Again, it's basically a second trick from here on out. It's pretty clever that all of this managed to be obscured. Given the magnets on the table, I wouldn't be surprised to find that it's being sloped away from the audience very slightly as a perspective trick, making it harder to tell that the gimmicks exist.

Note that up until this point, the place on the table where the mug apparently needs to be to turn the wheel under the table is not where the mug has been. It's a very clever mechanism, though! Again, very funny that all this work was done to hide what was an extremely low-tech card trick up until this point. It's very clever.

Filming from top-down makes it less obvious that this wasn't how the trick was done. If you weren't watching very closely at the movement of the deck before, it's easy to get invested in all of this big reveal -- and you can't tell that the perspective of the camera means the decks being rotated are fake. Again, no part of this reveal is genuine, but you can't immediately tell that fact.

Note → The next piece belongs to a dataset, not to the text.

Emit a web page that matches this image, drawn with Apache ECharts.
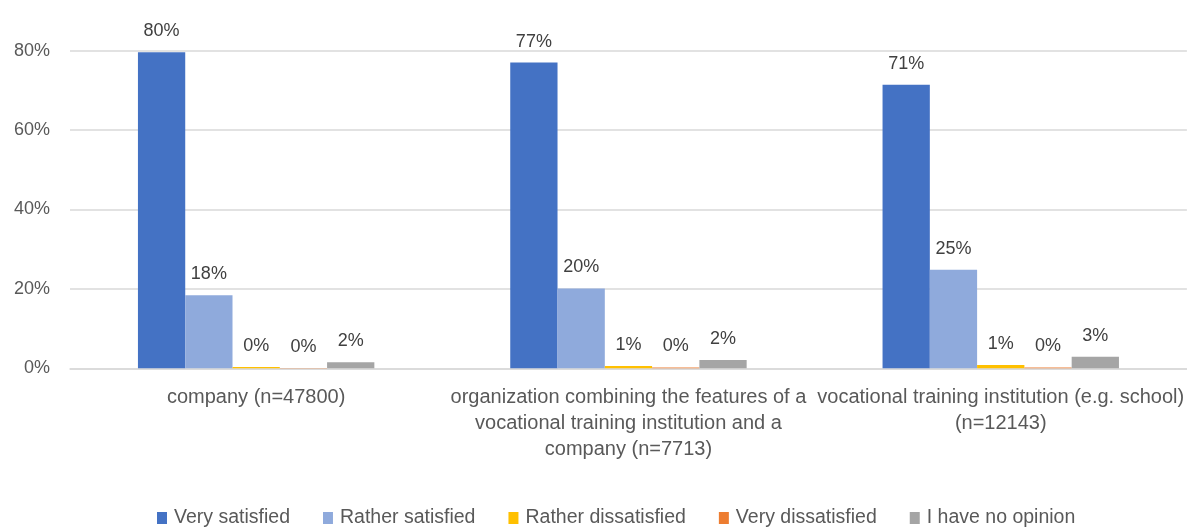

That's why the reveal that this elaborate gimmick is actually fake is so powerful -- for a beginning magician, the prop itself doesn't require the kind of technique mastery that trying to hide a card deal does. There's ingenuity, but not the level of fine-motor athleticism that a lot of fine-tuned practice requires. There's a reason that kids' magic sets look like prop comedy; no 4-year-old picks up a card deck for the first time and manages to hide dealing the cards. The actual sleight-of-hand is the hard part, the gears and plastic and glass are the easy (though, y'know, the $$$) part.

It's a perfect routine for the modern age. I want to see more like it. "Here's an incredibly simple trick that you can do with simple tools, years of practice, and just a touch of crowd psychology -- and here's the complicated setup I potentially could have, but didn't, use to perform it." A truly perfect kind of trick for the kind of magic smark that I am, one that took me a few watches to really get what was going on and that still impresses me for its narrative even then.